▶ _DATASET EXTRACT_:
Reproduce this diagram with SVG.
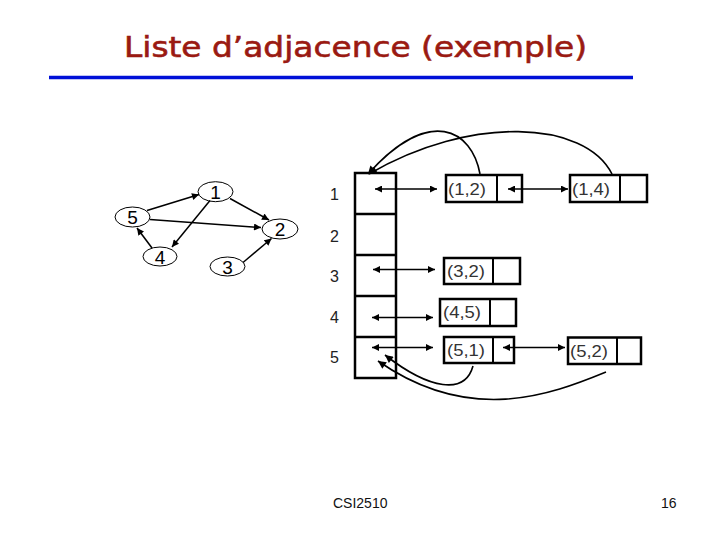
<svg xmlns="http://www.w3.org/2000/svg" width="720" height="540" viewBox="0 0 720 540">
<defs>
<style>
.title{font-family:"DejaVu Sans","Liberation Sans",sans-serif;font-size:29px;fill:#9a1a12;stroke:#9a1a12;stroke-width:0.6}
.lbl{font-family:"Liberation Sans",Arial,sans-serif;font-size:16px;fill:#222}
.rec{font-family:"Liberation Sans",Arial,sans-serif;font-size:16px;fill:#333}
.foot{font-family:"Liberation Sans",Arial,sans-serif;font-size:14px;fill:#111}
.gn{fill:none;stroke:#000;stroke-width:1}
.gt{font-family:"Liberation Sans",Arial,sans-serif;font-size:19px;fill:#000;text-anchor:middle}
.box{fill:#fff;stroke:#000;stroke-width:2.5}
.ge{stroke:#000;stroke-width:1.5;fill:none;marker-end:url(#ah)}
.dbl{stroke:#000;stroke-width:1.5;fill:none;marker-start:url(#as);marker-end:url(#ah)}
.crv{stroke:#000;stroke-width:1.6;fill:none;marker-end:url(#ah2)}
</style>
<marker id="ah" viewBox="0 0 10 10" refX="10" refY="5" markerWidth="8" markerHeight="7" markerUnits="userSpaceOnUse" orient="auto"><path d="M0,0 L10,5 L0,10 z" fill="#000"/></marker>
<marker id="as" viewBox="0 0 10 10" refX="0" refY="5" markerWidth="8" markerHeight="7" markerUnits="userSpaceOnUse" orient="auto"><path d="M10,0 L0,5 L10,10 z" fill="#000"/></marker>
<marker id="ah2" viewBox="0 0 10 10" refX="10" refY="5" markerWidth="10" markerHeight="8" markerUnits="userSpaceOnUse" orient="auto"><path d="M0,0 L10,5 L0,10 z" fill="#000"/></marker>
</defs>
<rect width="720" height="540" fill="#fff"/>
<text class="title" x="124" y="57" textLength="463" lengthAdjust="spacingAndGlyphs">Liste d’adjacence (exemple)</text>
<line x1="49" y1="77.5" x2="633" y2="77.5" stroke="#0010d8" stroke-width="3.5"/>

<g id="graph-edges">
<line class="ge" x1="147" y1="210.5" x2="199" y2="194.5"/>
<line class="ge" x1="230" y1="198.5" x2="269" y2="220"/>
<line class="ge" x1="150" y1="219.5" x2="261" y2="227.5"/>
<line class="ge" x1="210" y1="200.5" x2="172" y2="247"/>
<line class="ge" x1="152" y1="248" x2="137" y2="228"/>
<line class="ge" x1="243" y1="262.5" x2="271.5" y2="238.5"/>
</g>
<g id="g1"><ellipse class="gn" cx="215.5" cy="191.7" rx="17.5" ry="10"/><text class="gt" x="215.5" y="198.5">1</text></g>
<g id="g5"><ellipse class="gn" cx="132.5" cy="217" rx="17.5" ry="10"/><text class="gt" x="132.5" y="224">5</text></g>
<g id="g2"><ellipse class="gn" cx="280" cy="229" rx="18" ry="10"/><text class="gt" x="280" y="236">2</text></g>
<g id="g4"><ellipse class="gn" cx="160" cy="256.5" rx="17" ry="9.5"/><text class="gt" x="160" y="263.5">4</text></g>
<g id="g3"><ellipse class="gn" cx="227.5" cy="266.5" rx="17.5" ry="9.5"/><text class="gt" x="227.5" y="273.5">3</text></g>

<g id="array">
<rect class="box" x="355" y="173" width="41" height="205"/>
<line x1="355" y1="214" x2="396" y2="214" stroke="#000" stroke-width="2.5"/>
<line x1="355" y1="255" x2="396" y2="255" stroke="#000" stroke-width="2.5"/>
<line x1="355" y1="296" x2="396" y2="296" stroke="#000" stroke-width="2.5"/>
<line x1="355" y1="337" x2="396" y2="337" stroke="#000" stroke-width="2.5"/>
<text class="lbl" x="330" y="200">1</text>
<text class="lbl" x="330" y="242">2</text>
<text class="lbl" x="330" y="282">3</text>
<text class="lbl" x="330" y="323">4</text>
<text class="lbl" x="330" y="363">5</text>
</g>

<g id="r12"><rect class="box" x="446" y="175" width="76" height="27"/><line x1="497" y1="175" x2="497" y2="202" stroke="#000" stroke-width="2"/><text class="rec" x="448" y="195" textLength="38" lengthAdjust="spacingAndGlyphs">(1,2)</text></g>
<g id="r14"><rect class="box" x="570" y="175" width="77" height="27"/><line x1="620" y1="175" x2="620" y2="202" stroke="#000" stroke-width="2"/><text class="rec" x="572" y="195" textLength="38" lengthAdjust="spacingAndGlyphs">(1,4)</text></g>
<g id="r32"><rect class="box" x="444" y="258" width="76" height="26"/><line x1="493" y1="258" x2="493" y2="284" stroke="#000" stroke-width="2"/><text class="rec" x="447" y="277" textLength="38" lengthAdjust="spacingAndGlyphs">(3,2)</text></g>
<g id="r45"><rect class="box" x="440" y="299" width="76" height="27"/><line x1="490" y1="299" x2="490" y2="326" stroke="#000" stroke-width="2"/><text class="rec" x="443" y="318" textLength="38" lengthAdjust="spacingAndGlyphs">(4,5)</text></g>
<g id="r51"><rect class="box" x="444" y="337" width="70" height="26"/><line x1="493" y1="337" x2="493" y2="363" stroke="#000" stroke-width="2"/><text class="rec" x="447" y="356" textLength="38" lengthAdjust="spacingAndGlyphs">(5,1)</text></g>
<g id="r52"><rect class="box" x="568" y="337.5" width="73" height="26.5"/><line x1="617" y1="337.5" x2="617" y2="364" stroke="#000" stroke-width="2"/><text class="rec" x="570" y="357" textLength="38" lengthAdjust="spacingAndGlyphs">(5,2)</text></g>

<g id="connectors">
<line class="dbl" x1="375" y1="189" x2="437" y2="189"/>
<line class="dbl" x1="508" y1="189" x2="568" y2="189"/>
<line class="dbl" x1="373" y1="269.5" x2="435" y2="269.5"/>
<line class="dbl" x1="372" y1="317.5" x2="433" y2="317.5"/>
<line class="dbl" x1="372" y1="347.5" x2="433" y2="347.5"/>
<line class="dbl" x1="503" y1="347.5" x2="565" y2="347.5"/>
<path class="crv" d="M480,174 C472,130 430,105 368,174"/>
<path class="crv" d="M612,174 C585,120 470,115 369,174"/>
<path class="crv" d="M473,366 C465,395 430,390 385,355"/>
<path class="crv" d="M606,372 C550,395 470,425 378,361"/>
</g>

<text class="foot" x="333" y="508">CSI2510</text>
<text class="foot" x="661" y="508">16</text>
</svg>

▶ _INSTRUCTION_:
In this exercise, set down all of the data exactly, without the pictures.

▶ _ANSWER IN FULL_:
Reproduce this diagram with SVG.
<svg xmlns="http://www.w3.org/2000/svg" width="720" height="540" viewBox="0 0 720 540">
<defs>
<style>
.title{font-family:"DejaVu Sans","Liberation Sans",sans-serif;font-size:29px;fill:#9a1a12;stroke:#9a1a12;stroke-width:0.6}
.lbl{font-family:"Liberation Sans",Arial,sans-serif;font-size:16px;fill:#222}
.rec{font-family:"Liberation Sans",Arial,sans-serif;font-size:16px;fill:#333}
.foot{font-family:"Liberation Sans",Arial,sans-serif;font-size:14px;fill:#111}
.gn{fill:none;stroke:#000;stroke-width:1}
.gt{font-family:"Liberation Sans",Arial,sans-serif;font-size:19px;fill:#000;text-anchor:middle}
.box{fill:#fff;stroke:#000;stroke-width:2.5}
.ge{stroke:#000;stroke-width:1.5;fill:none;marker-end:url(#ah)}
.dbl{stroke:#000;stroke-width:1.5;fill:none;marker-start:url(#as);marker-end:url(#ah)}
.crv{stroke:#000;stroke-width:1.6;fill:none;marker-end:url(#ah2)}
</style>
<marker id="ah" viewBox="0 0 10 10" refX="10" refY="5" markerWidth="8" markerHeight="7" markerUnits="userSpaceOnUse" orient="auto"><path d="M0,0 L10,5 L0,10 z" fill="#000"/></marker>
<marker id="as" viewBox="0 0 10 10" refX="0" refY="5" markerWidth="8" markerHeight="7" markerUnits="userSpaceOnUse" orient="auto"><path d="M10,0 L0,5 L10,10 z" fill="#000"/></marker>
<marker id="ah2" viewBox="0 0 10 10" refX="10" refY="5" markerWidth="10" markerHeight="8" markerUnits="userSpaceOnUse" orient="auto"><path d="M0,0 L10,5 L0,10 z" fill="#000"/></marker>
</defs>
<rect width="720" height="540" fill="#fff"/>
<text class="title" x="124" y="57" textLength="463" lengthAdjust="spacingAndGlyphs">Liste d’adjacence (exemple)</text>
<line x1="49" y1="77.5" x2="633" y2="77.5" stroke="#0010d8" stroke-width="3.5"/>

<g id="graph-edges">
<line class="ge" x1="147" y1="210.5" x2="199" y2="194.5"/>
<line class="ge" x1="230" y1="198.5" x2="269" y2="220"/>
<line class="ge" x1="150" y1="219.5" x2="261" y2="227.5"/>
<line class="ge" x1="210" y1="200.5" x2="172" y2="247"/>
<line class="ge" x1="152" y1="248" x2="137" y2="228"/>
<line class="ge" x1="243" y1="262.5" x2="271.5" y2="238.5"/>
</g>
<g id="g1"><ellipse class="gn" cx="215.5" cy="191.7" rx="17.5" ry="10"/><text class="gt" x="215.5" y="198.5">1</text></g>
<g id="g5"><ellipse class="gn" cx="132.5" cy="217" rx="17.5" ry="10"/><text class="gt" x="132.5" y="224">5</text></g>
<g id="g2"><ellipse class="gn" cx="280" cy="229" rx="18" ry="10"/><text class="gt" x="280" y="236">2</text></g>
<g id="g4"><ellipse class="gn" cx="160" cy="256.5" rx="17" ry="9.5"/><text class="gt" x="160" y="263.5">4</text></g>
<g id="g3"><ellipse class="gn" cx="227.5" cy="266.5" rx="17.5" ry="9.5"/><text class="gt" x="227.5" y="273.5">3</text></g>

<g id="array">
<rect class="box" x="355" y="173" width="41" height="205"/>
<line x1="355" y1="214" x2="396" y2="214" stroke="#000" stroke-width="2.5"/>
<line x1="355" y1="255" x2="396" y2="255" stroke="#000" stroke-width="2.5"/>
<line x1="355" y1="296" x2="396" y2="296" stroke="#000" stroke-width="2.5"/>
<line x1="355" y1="337" x2="396" y2="337" stroke="#000" stroke-width="2.5"/>
<text class="lbl" x="330" y="200">1</text>
<text class="lbl" x="330" y="242">2</text>
<text class="lbl" x="330" y="282">3</text>
<text class="lbl" x="330" y="323">4</text>
<text class="lbl" x="330" y="363">5</text>
</g>

<g id="r12"><rect class="box" x="446" y="175" width="76" height="27"/><line x1="497" y1="175" x2="497" y2="202" stroke="#000" stroke-width="2"/><text class="rec" x="448" y="195" textLength="38" lengthAdjust="spacingAndGlyphs">(1,2)</text></g>
<g id="r14"><rect class="box" x="570" y="175" width="77" height="27"/><line x1="620" y1="175" x2="620" y2="202" stroke="#000" stroke-width="2"/><text class="rec" x="572" y="195" textLength="38" lengthAdjust="spacingAndGlyphs">(1,4)</text></g>
<g id="r32"><rect class="box" x="444" y="258" width="76" height="26"/><line x1="493" y1="258" x2="493" y2="284" stroke="#000" stroke-width="2"/><text class="rec" x="447" y="277" textLength="38" lengthAdjust="spacingAndGlyphs">(3,2)</text></g>
<g id="r45"><rect class="box" x="440" y="299" width="76" height="27"/><line x1="490" y1="299" x2="490" y2="326" stroke="#000" stroke-width="2"/><text class="rec" x="443" y="318" textLength="38" lengthAdjust="spacingAndGlyphs">(4,5)</text></g>
<g id="r51"><rect class="box" x="444" y="337" width="70" height="26"/><line x1="493" y1="337" x2="493" y2="363" stroke="#000" stroke-width="2"/><text class="rec" x="447" y="356" textLength="38" lengthAdjust="spacingAndGlyphs">(5,1)</text></g>
<g id="r52"><rect class="box" x="568" y="337.5" width="73" height="26.5"/><line x1="617" y1="337.5" x2="617" y2="364" stroke="#000" stroke-width="2"/><text class="rec" x="570" y="357" textLength="38" lengthAdjust="spacingAndGlyphs">(5,2)</text></g>

<g id="connectors">
<line class="dbl" x1="375" y1="189" x2="437" y2="189"/>
<line class="dbl" x1="508" y1="189" x2="568" y2="189"/>
<line class="dbl" x1="373" y1="269.5" x2="435" y2="269.5"/>
<line class="dbl" x1="372" y1="317.5" x2="433" y2="317.5"/>
<line class="dbl" x1="372" y1="347.5" x2="433" y2="347.5"/>
<line class="dbl" x1="503" y1="347.5" x2="565" y2="347.5"/>
<path class="crv" d="M480,174 C472,130 430,105 368,174"/>
<path class="crv" d="M612,174 C585,120 470,115 369,174"/>
<path class="crv" d="M473,366 C465,395 430,390 385,355"/>
<path class="crv" d="M606,372 C550,395 470,425 378,361"/>
</g>

<text class="foot" x="333" y="508">CSI2510</text>
<text class="foot" x="661" y="508">16</text>
</svg>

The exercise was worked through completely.